Pointing to examples like Toronto’s CN Tower, which has been cloaked in special lighting effects for the past few weeks, a newly released statement from FLAP Canada applauds the sentiment behind the gesture but notes “we are compelled to remind everyone of the dangers that emitting bright light at night during migration periods can pose to migratory birds”.
In particular, bright, unwavering light in the white and red spectrum interferes with the moon and starlight cues that migratory birds instinctively use to guide their journeys. Instead, they may veer toward and continue to circle sources of bright light, risking fatal exhaustion or collisions with buildings.
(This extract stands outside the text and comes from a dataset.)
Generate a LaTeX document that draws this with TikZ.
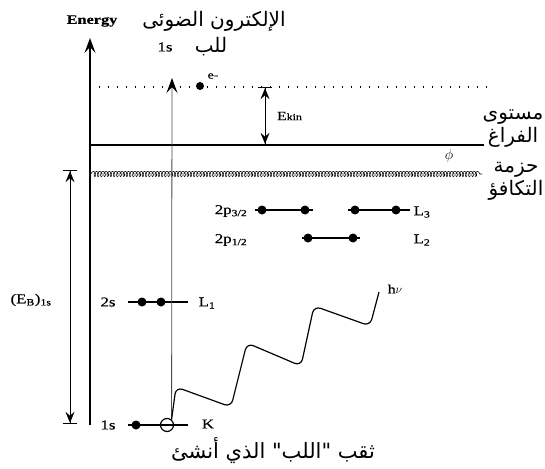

Drawing on its expertise in lighting practices and design features that diminish the likelihood of birds becoming disoriented and fatally colliding with buildings, FLAP Canada suggests alternative light designs using intermittent light beams in the blue spectrum. “Blue light seems to attract fewer birds. In green light, birds are more disoriented than in blue light, but they are significantly more disoriented in red and white light (than either blue or green light),” Mesure explains.
Additional bird-friendly tips include, casting light downward, which will play less havoc with birds’ navigation systems than upward pointing beams that create sky glow. Limiting special light displays to the hours before midnight would also provide plenty of time for human observers to see and enjoy the message, while avoiding undue extra glare during the busiest flyover hours from midnight to dawn.
“We ask all building management, including the CN Tower, to find a balance between expressing appreciation for essential workers and protecting the lives of birds,” Mesure implores.